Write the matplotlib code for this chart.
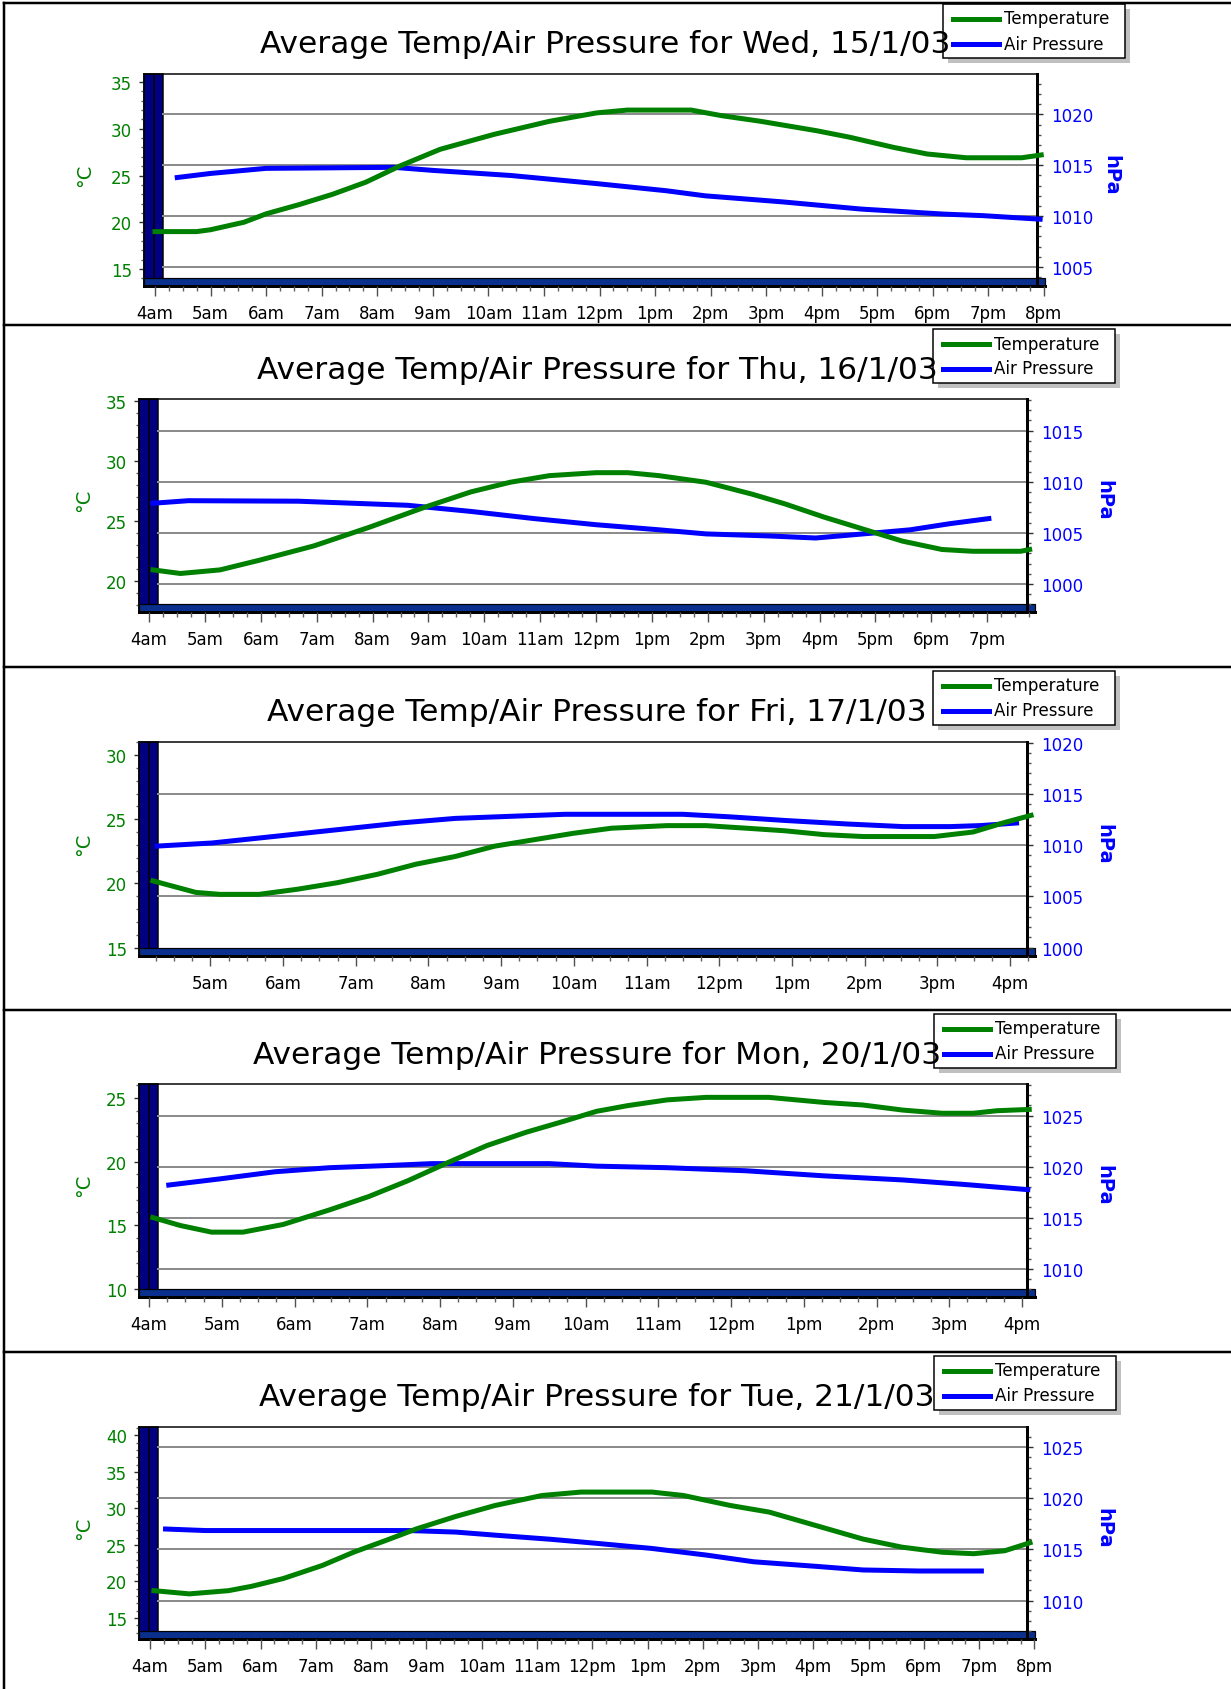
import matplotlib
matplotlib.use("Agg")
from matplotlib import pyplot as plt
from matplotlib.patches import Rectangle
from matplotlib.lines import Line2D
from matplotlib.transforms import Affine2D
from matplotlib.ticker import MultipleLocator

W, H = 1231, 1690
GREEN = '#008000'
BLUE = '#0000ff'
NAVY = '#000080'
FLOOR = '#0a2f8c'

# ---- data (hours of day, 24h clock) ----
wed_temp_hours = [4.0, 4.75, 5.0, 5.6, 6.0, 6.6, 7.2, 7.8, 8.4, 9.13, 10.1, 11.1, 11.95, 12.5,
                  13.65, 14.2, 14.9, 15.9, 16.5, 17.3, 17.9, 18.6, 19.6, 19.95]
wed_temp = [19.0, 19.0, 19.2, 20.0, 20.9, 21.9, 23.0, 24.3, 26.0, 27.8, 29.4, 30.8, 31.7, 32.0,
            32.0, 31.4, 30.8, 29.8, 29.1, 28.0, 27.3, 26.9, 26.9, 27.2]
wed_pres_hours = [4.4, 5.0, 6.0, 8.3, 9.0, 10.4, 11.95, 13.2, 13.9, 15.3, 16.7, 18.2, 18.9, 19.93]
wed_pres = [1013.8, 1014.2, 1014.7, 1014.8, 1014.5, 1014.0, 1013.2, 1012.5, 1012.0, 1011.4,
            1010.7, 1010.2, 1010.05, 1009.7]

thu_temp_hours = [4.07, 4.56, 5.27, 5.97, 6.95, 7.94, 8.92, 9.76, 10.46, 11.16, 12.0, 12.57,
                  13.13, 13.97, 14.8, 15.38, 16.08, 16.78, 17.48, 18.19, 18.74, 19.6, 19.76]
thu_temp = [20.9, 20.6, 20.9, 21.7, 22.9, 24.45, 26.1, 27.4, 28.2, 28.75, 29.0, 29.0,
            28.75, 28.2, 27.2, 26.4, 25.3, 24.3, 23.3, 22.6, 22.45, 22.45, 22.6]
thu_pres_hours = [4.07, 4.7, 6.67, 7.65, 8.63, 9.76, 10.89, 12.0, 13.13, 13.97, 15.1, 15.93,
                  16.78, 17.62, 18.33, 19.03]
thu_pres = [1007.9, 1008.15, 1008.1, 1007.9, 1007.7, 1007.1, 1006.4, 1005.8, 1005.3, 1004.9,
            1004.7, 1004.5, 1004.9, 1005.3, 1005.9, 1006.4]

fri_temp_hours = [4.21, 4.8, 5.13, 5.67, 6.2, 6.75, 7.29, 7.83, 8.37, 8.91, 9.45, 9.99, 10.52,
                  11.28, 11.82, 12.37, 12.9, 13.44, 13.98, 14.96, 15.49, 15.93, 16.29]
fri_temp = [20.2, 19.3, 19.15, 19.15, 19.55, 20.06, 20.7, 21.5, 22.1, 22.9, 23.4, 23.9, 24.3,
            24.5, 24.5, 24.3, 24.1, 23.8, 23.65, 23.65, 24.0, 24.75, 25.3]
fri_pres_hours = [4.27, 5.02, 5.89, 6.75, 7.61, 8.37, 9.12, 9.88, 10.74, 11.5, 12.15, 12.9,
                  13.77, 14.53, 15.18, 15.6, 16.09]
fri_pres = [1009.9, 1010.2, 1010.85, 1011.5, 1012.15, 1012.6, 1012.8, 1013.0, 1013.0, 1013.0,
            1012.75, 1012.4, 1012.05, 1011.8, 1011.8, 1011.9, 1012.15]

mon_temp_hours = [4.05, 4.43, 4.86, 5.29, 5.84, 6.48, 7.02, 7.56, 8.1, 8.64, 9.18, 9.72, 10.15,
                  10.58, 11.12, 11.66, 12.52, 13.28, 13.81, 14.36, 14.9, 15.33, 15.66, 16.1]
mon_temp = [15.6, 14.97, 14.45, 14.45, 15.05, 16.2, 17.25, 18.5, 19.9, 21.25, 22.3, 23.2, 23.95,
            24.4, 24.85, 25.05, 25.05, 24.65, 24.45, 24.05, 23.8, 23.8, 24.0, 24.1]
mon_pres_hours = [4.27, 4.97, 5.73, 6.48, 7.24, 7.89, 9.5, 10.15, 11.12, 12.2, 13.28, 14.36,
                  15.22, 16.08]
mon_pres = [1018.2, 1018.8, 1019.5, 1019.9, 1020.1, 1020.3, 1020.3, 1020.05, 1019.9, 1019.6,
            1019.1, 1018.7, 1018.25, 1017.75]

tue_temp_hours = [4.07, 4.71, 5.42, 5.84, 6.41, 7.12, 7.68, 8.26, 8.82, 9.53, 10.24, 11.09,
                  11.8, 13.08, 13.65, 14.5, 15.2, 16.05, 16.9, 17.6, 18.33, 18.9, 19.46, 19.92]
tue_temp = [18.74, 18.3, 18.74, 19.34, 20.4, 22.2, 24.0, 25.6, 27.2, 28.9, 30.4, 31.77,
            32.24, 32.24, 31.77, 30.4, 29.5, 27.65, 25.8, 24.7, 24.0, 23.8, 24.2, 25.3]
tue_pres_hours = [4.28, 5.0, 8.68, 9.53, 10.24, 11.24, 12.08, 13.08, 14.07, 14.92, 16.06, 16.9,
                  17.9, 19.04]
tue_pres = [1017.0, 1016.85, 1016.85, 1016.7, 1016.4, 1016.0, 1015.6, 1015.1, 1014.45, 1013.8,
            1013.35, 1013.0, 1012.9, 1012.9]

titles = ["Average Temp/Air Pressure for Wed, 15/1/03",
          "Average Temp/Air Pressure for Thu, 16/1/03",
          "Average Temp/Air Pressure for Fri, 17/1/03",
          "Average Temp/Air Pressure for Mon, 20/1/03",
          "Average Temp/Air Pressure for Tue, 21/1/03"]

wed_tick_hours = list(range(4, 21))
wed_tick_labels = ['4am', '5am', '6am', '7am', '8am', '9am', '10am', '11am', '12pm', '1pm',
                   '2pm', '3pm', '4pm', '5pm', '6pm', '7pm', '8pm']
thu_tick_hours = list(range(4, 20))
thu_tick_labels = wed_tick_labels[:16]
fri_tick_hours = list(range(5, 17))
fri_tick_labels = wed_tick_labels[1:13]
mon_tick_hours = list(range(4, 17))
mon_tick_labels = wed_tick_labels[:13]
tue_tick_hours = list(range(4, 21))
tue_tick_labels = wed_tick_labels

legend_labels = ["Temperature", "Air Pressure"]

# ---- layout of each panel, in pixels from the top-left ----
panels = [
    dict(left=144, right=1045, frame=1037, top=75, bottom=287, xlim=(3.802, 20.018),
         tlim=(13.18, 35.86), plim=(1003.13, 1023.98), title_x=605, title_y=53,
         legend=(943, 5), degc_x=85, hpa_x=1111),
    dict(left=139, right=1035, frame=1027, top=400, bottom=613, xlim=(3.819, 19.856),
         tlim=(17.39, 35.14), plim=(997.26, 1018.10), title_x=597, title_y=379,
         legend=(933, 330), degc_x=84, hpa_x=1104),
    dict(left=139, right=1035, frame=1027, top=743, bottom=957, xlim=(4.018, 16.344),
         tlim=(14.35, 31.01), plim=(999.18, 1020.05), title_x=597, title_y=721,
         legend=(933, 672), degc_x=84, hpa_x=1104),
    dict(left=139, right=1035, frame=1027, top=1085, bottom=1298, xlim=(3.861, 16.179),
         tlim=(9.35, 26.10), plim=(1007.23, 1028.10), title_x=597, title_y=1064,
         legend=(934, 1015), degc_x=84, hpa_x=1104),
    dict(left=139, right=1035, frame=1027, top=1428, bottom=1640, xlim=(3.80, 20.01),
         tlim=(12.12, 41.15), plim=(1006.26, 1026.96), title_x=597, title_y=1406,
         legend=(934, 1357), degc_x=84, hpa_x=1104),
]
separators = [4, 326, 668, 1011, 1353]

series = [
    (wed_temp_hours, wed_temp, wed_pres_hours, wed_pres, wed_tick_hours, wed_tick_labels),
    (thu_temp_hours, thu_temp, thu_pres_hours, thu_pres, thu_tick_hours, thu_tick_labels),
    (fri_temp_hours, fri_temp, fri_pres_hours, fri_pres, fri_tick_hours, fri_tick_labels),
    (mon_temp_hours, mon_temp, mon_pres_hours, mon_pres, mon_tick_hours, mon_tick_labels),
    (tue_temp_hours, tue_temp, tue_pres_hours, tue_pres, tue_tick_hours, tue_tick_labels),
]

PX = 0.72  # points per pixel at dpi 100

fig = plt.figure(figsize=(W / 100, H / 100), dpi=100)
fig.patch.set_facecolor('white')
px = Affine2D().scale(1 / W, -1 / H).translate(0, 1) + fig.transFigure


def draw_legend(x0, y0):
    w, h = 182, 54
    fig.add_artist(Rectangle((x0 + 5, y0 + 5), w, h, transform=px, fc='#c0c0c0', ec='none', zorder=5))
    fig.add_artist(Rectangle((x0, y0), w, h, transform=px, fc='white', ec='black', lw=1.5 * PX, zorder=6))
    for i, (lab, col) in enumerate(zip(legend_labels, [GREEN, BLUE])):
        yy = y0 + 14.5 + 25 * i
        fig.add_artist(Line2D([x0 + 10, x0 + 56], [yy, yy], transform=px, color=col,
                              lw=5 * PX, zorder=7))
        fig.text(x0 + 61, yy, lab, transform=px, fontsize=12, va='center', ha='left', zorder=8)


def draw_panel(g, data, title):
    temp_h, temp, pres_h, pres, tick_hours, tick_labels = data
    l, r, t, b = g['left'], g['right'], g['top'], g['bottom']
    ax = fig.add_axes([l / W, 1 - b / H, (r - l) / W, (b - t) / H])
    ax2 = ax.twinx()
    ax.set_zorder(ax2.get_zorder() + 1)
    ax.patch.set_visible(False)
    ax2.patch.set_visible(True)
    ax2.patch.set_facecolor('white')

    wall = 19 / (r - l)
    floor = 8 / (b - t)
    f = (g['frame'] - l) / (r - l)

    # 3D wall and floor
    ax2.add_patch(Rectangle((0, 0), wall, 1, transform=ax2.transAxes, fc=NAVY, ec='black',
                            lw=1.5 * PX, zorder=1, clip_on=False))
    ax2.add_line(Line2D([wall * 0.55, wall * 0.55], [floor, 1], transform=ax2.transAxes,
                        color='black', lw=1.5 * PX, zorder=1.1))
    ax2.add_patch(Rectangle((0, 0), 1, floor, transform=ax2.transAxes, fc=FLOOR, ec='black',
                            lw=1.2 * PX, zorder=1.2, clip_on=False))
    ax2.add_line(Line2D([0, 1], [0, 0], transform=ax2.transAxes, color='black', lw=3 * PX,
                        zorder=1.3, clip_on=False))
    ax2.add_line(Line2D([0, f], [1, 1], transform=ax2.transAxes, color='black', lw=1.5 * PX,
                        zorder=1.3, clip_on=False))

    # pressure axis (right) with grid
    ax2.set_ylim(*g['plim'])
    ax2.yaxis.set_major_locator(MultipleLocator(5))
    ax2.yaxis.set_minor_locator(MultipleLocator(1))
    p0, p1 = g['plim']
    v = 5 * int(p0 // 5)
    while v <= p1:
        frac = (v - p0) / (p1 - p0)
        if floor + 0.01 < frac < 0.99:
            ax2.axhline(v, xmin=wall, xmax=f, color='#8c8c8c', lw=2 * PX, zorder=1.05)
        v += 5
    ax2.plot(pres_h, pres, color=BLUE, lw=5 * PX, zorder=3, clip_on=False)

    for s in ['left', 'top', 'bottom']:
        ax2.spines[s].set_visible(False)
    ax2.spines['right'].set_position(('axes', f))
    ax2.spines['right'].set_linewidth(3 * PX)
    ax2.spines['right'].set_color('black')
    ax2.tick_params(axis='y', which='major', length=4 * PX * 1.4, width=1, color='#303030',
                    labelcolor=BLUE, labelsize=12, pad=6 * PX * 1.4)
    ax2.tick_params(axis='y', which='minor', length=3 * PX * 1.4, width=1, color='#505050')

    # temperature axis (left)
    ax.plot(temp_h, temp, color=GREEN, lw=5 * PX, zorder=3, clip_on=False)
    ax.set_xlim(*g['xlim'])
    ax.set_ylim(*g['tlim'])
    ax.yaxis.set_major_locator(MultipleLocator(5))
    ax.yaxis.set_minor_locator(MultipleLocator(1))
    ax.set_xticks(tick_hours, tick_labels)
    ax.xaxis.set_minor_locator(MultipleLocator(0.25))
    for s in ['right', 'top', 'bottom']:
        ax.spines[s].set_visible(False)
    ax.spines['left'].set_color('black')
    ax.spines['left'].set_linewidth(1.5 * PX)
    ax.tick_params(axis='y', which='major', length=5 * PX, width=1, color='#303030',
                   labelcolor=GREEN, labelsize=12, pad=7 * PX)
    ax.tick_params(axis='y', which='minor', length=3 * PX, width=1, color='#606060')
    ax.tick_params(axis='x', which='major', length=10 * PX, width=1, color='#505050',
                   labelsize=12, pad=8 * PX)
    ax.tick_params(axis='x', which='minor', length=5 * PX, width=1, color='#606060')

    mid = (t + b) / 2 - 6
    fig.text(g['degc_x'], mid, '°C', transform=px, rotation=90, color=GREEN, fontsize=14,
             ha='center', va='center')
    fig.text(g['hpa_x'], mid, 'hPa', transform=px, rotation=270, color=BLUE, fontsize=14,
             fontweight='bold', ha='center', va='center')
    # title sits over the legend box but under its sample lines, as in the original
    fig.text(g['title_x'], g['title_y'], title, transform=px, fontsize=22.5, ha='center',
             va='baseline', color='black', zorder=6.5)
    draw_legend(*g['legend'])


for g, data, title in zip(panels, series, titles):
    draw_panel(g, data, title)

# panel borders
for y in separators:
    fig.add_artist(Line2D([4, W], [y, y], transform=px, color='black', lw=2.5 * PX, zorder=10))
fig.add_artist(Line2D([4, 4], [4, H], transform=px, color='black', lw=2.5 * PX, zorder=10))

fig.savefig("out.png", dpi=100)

• _Problem_:
Leave out the pictures and restate, word for word, the lines from the top of the data through the line containing "FLOOR = '#0a2f8c'", both included.

• _Answer to the exercise_:
Write the matplotlib code for this chart.
import matplotlib
matplotlib.use("Agg")
from matplotlib import pyplot as plt
from matplotlib.patches import Rectangle
from matplotlib.lines import Line2D
from matplotlib.transforms import Affine2D
from matplotlib.ticker import MultipleLocator

W, H = 1231, 1690
GREEN = '#008000'
BLUE = '#0000ff'
NAVY = '#000080'
FLOOR = '#0a2f8c'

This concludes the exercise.